Janvier 2024,
Prof d’histoire-géo à la ville, Morgan Audic est aussi auteur de thrillers. Il imagine des crimes barbares commis dans des contextes géopolitiques troubles et troublés. J’avais apprécié son précédent ouvrage, De bonnes raisons de mourir, dont l’essentiel de l’intrigue prenait place, pendant la guerre du Donbass, dans la zone irradiée de Tchernobyl, retournée à l’état sauvage après l’explosion de la centrale.
Son dernier roman, Personne ne meurt à Longyearbyen, m’a embarqué en plein hiver pour le Svalbard, un archipel norvégien, situé bien au-delà du cercle arctique. L’été, on peut y apercevoir le fameux Spitzberg ; l’hiver, on ne peut espérer contempler que des aurores boréales. Le territoire bénéficie d’un statut diplomatique spécial, car il est tenu pour stratégique par plusieurs pays, et tout particulièrement par la Russie. On y trouve des centres de recherche d’avant-garde en biologie marine. Les conditions climatiques, la configuration désertique et la présence d’ours blancs représentent de telles difficultés dans la vie courante, que les autorités locales sont très attentives à la sécurité et au bien-être de chacun. Tout est fait pour qu’on ne meure pas au Svalbard.
Et pourtant l’on y découvre le corps d’une jeune femme à moitié dévorée par un ours blanc ; une thésarde, qui étudiait l’impact de l’activité humaine sur le comportement des mammifères marins. Accident ? C’est ce que voudraient croire les autorités et la petite équipe de police locale. Dans un thriller, c’est toutefois peu probable. Ce n’est pas non plus l’avis d’une jeune inspectrice récemment installée à Longyearbyen pour se ressourcer, loin de la trépidation stressante des grandes villes.
Une deuxième intrigue se développe dans un autre archipel, plus au sud, à proximité des côtes norvégiennes. Les îles Lofoten ont longtemps vécu de la pêche. Puis le tourisme a pris de l’ampleur, dopé par les superbes paysages de fjords et de reliefs rocheux, ainsi que par la curiosité pour les évolutions des baleines, des bélugas et des orques. Une ex-journaliste de guerre vient de s’y installer, en vue d’une reconversion dans le tourisme marin.
Elle est retrouvée morte, noyée. On pense qu’elle s’est jetée à l’eau. Dépression ou quelque chose comme ça. Bien sûr, un journaliste, ancien partenaire de la victime, n’en croit rien et il investigue.
Deux enquêtes, donc. Convergeront-elles ?

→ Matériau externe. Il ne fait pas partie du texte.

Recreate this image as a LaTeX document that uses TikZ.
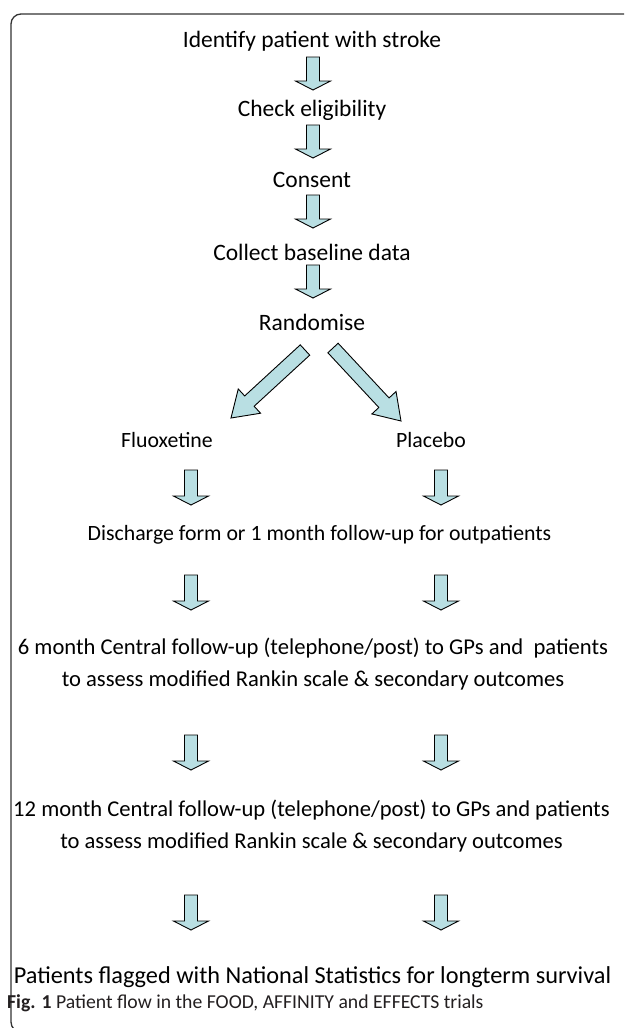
\documentclass[tikz,border=0pt]{standalone}
\usepackage{fontspec}
\setmainfont{Carlito}
\usetikzlibrary{calc}
\definecolor{arrowfill}{HTML}{B9DFE3}
\definecolor{framecol}{HTML}{333333}
\definecolor{capcol}{HTML}{231F20}
\tikzset{
  lbl/.style={font=\fontsize{23.5}{32}\selectfont, align=center, inner sep=0pt},
  lblsmall/.style={lbl, font=\fontsize{21.8}{32}\selectfont},
  lblmid/.style={lbl, font=\fontsize{22.6}{32}\selectfont},
  lblbig/.style={lbl, font=\fontsize{24.3}{32}\selectfont},
  caplbl/.style={font=\fontsize{19.7}{24}\selectfont, text=capcol, inner sep=0pt, anchor=west},
  varrow/.style={draw=black, fill=arrowfill, line width=0.9pt, line join=miter,
    to path={($(\tikztostart)!6.5pt!90:(\tikztotarget)$)
      -- ($(\tikztotarget)!11.07pt!-35.84:(\tikztostart)$)
      -- ($(\tikztotarget)!19.68pt!-62.80:(\tikztostart)$)
      -- (\tikztotarget)
      -- ($(\tikztotarget)!19.68pt!62.80:(\tikztostart)$)
      -- ($(\tikztotarget)!11.07pt!35.84:(\tikztostart)$)
      -- ($(\tikztostart)!6.5pt!-90:(\tikztotarget)$) -- cycle}},
  darrow/.style={draw=black, fill=arrowfill, line width=0.9pt, line join=miter,
    to path={($(\tikztostart)!7pt!90:(\tikztotarget)$)
      -- ($(\tikztotarget)!25.96pt!-15.64:(\tikztostart)$)
      -- ($(\tikztotarget)!29.95pt!-33.42:(\tikztostart)$)
      -- (\tikztotarget)
      -- ($(\tikztotarget)!29.95pt!33.42:(\tikztostart)$)
      -- ($(\tikztotarget)!25.96pt!15.64:(\tikztostart)$)
      -- ($(\tikztostart)!7pt!-90:(\tikztotarget)$) -- cycle}},
}
\begin{document}
\begin{tikzpicture}[x=1pt,y=-1pt]
\useasboundingbox (0,0) rectangle (624,1028);
\begin{scope}
  \clip (0,0) rectangle (624,1028);
  \draw[framecol, line width=1.3pt, rounded corners=10pt] (11,14) rectangle (660,1032);
\end{scope}
% text nodes
\node[lbl] (t1) at (312,41) {Identify patient with stroke};
\node[lbl] (t2) at (312,110) {Check eligibility};
\node[lbl] (t3) at (312,180) {Consent};
\node[lbl] (t4) at (312,252) {Collect baseline data};
\node[lbl] (t5) at (312,322) {Randomise};
\node[lblsmall] (t6) at (167,440) {Fluoxetine};
\node[lblsmall] (t7) at (431,440) {Placebo};
\node[lblsmall] (t8) at (319.5,535) {Discharge form or 1 month follow-up for outpatients};
\node[lblmid] (t9) at (313,664) {6 month Central follow-up (telephone/post) to GPs and\ \ patients\\to assess modified Rankin scale \& secondary outcomes};
\node[lblmid] (t10) at (311.5,826) {12 month Central follow-up (telephone/post) to GPs and patients\\to assess modified Rankin scale \& secondary outcomes};
\node[lblbig] (t11) at (312.5,977) {Patients flagged with National Statistics for longterm survival};
\node[caplbl] (cap) at (7,1003) {\textbf{Fig. 1} Patient flow in the FOOD, AFFINITY and EFFECTS trials};
% arrow end points
\coordinate (v1a) at (313,57);  \coordinate (v1b) at (313,90);
\coordinate (v2a) at (313,125); \coordinate (v2b) at (313,158);
\coordinate (v3a) at (313,195); \coordinate (v3b) at (313,228);
\coordinate (v4a) at (313,265); \coordinate (v4b) at (313,298);
\coordinate (dla) at (305,350); \coordinate (dlb) at (231,418);
\coordinate (dra) at (333,348); \coordinate (drb) at (401,421);
\foreach \n/\ya/\yb in {p1/470/505, p2/575/610, p3/735/770, p4/895/930}{
  \coordinate (\n La) at (191,\ya); \coordinate (\n Lb) at (191,\yb);
  \coordinate (\n Ra) at (441,\ya); \coordinate (\n Rb) at (441,\yb);
}
% connectors
\draw[varrow] (v1a) to (v1b);
\draw[varrow] (v2a) to (v2b);
\draw[varrow] (v3a) to (v3b);
\draw[varrow] (v4a) to (v4b);
\draw[darrow] (dla) to (dlb);
\draw[darrow] (dra) to (drb);
\foreach \n in {p1,p2,p3,p4}{
  \draw[varrow] (\n La) to (\n Lb);
  \draw[varrow] (\n Ra) to (\n Rb);
}
\end{tikzpicture}
\end{document}
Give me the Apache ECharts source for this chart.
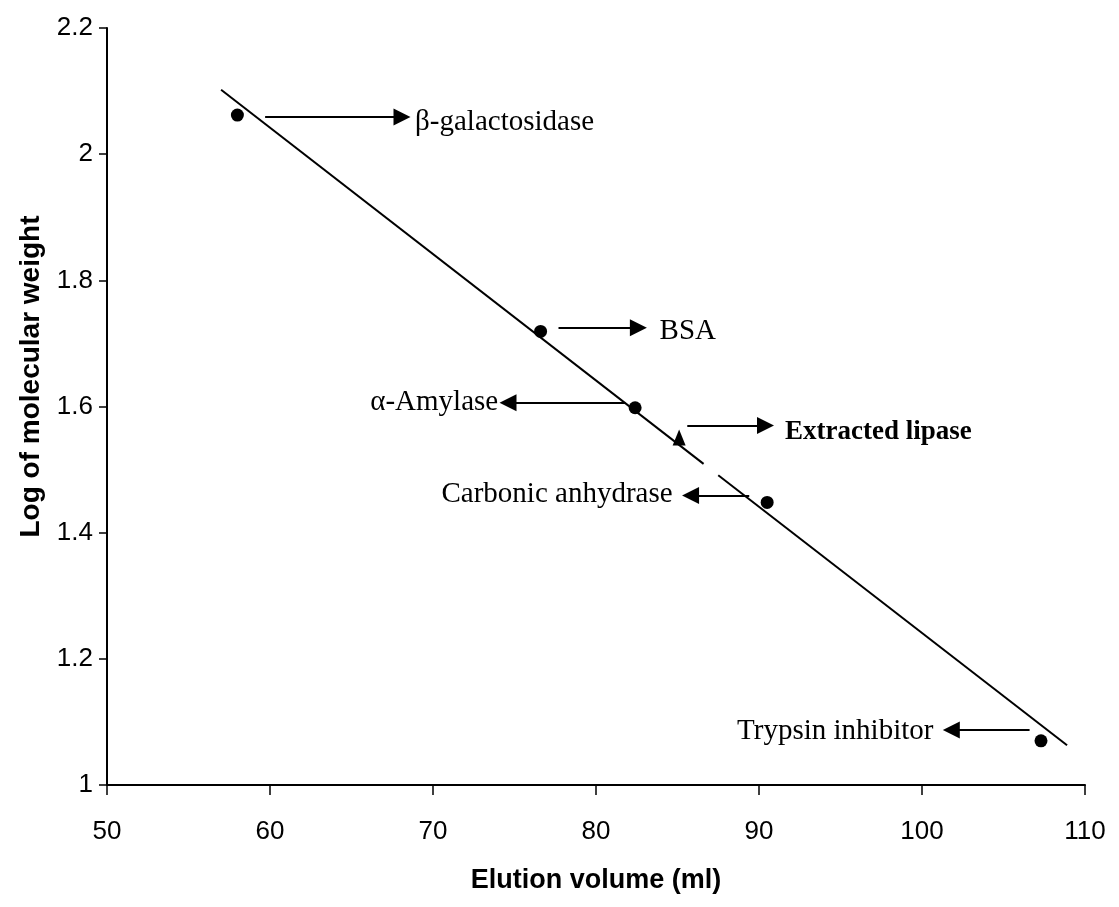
<!DOCTYPE html>
<html>
<head>
<meta charset="utf-8">
<script src="https://cdn.jsdelivr.net/npm/echarts@6/dist/echarts.min.js"></script>
<style>
html,body{margin:0;padding:0;background:#fff;}
#chart{width:1119px;height:907px;}
</style>
</head>
<body>
<div id="chart"></div>
<script>
// Standard proteins
const proteins = ['β-galactosidase', 'BSA', 'α-Amylase', 'Carbonic anhydrase', 'Trypsin inhibitor'];
const elutionVolume = [58.0, 76.6, 82.4, 90.5, 107.3];
const logMW = [2.062, 1.719, 1.598, 1.448, 1.07];

// Extracted lipase (triangle)
const lipaseVolume = [85.1];
const lipaseLogMW = [1.551];

// Calibration line, drawn in two pieces (small gap near the lipase label)
const fitPartA = [[57.0, 2.102], [86.6, 1.509]];
const fitPartB = [[87.5, 1.491], [108.9, 1.063]];

// Annotation arrows: [x, y] start and end (arrow head at the end)
const arrowFrom = [[59.7, 2.059], [77.7, 1.725], [81.8, 1.606], [85.6, 1.570], [89.4, 1.459], [106.6, 1.087]];
const arrowTo   = [[68.1, 2.059], [82.6, 1.725], [74.6, 1.606], [90.4, 1.570], [85.8, 1.459], [101.8, 1.087]];

// Annotation texts: [x, y], side
const noteText = ['β-galactosidase', 'BSA', 'α-Amylase', 'Extracted lipase', 'Carbonic anhydrase', 'Trypsin inhibitor'];
const notePos  = [[68.9, 2.051], [83.9, 1.719], [74.0, 1.606], [91.6, 1.559], [84.7, 1.461], [100.7, 1.085]];
const noteSide = ['right', 'right', 'left', 'right', 'left', 'left'];
const noteBold = [false, false, false, true, false, false];

// Axis ticks
const xMin = 50, xMax = 110, xStep = 10;
const yMin = 1, yMax = 2.2, yStep = 0.2;

const chart = echarts.init(document.getElementById('chart'));

const arrowHead = 'path://M5,0L10,14L0,14Z';
const sans = 'Liberation Sans, Arial, sans-serif';
const serif = 'Liberation Serif, Times New Roman, serif';

const option = {
  animation: false,
  backgroundColor: '#ffffff',
  grid: { left: 107, right: 34, top: 28, bottom: 122, containLabel: false },
  xAxis: {
    type: 'value', min: xMin, max: xMax, interval: xStep,
    name: 'Elution volume (ml)', nameLocation: 'middle', nameGap: 82,
    nameTextStyle: { fontFamily: sans, fontWeight: 'bold', fontSize: 27, color: '#000' },
    axisLine: { show: true, onZero: false, lineStyle: { color: '#000', width: 2 } },
    axisTick: { show: true, inside: false, length: 10, lineStyle: { color: '#000', width: 1.5 } },
    axisLabel: { margin: 34, fontFamily: sans, fontSize: 26, color: '#000' },
    splitLine: { show: false }
  },
  yAxis: {
    type: 'value', min: yMin, max: yMax, interval: yStep,
    name: 'Log of molecular weight', nameLocation: 'middle', nameGap: 62,
    nameTextStyle: { fontFamily: sans, fontWeight: 'bold', fontSize: 28, color: '#000', padding: [0, 0, 0, 60] },
    axisLine: { show: true, onZero: false, lineStyle: { color: '#000', width: 2 } },
    axisTick: { show: true, inside: false, length: 8, lineStyle: { color: '#000', width: 1.5 } },
    axisLabel: { margin: 14, fontFamily: sans, fontSize: 26, color: '#000',
      formatter: v => String(Math.round(v * 10) / 10) },
    splitLine: { show: false }
  },
  series: [
    {
      type: 'line', data: fitPartA, symbol: 'none', silent: true,
      lineStyle: { color: '#000', width: 2 }
    },
    {
      type: 'line', data: fitPartB, symbol: 'none', silent: true,
      lineStyle: { color: '#000', width: 2 }
    },
    {
      type: 'scatter', symbol: 'circle', symbolSize: 13,
      itemStyle: { color: '#000', opacity: 1 },
      data: elutionVolume.map((x, i) => ({ value: [x, logMW[i]], name: proteins[i] }))
    },
    {
      type: 'scatter', symbol: 'triangle', symbolSize: [13, 16],
      itemStyle: { color: '#000', opacity: 1 },
      data: lipaseVolume.map((x, i) => [x, lipaseLogMW[i]])
    },
    {
      type: 'lines', coordinateSystem: 'cartesian2d', silent: true,
      symbol: ['none', arrowHead], symbolSize: 17,
      lineStyle: { color: '#000', width: 2, opacity: 1 },
      data: arrowFrom.map((p, i) => ({ coords: [p, arrowTo[i]] }))
    },
    {
      type: 'scatter', symbolSize: 0, silent: true,
      itemStyle: { color: 'rgba(0,0,0,0)', opacity: 1 },
      data: notePos.map((p, i) => ({
        value: p, name: noteText[i],
        label: {
          show: true, formatter: noteText[i], position: noteSide[i], distance: 0,
          fontFamily: serif,
          fontSize: noteBold[i] ? 27 : 29, fontWeight: noteBold[i] ? 'bold' : 'normal',
          letterSpacing: noteBold[i] ? 0.8 : 1.1, color: '#000'
        }
      }))
    }
  ]
};
chart.setOption(option);
</script>
</body>
</html>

Dans ces régions du Nord profond, on imagine aisément des tempéraments humains sages, réglo, respectueux. Il n’en est rien. Les pêcheurs de saumons, de cabillauds, de baleines n’en font qu’à leur tête. Ils pestent et se rebellent contre les règlements européens et contre les défenseurs de la cause animale. Ceux-ci surveillent ceux-là et n’hésitent pas à dénoncer les nombreuses transgressions. De menaces en provocations, tout peut survenir.
Sans compter que dans certaines bases militaires, on a appris à dresser des cétacés à des fins de reconnaissance sous-marine.
Ce thriller très documenté m’a passionné pendant 45 chapitres (sur un total de 53). J’ai suivi avec plaisir et curiosité les pérégrinations de la policière et du journaliste, deux personnes abimées par la vie, qui enquêtent avec détermination, parcourant sans relâche des territoires nocturnes, glacés et sauvages, pour interroger les suspects. Au bout du compte, on trouve au Svalbard des êtres humains ni meilleurs ni pires qu’ailleurs, qu’ils agissent par intérêt personnel ou pour le compte d’une grande puissance.
Les huit derniers chapitres m’ont un peu déplu. Non pas sur le fond ! Je regrette une espèce de naïveté dans la narration, tant pour les scènes de lutte préalable à l’arrestation du criminel, que pour les trop longues révélations apportées ultérieurement. Mais cela n’efface pas ma bonne impression générale.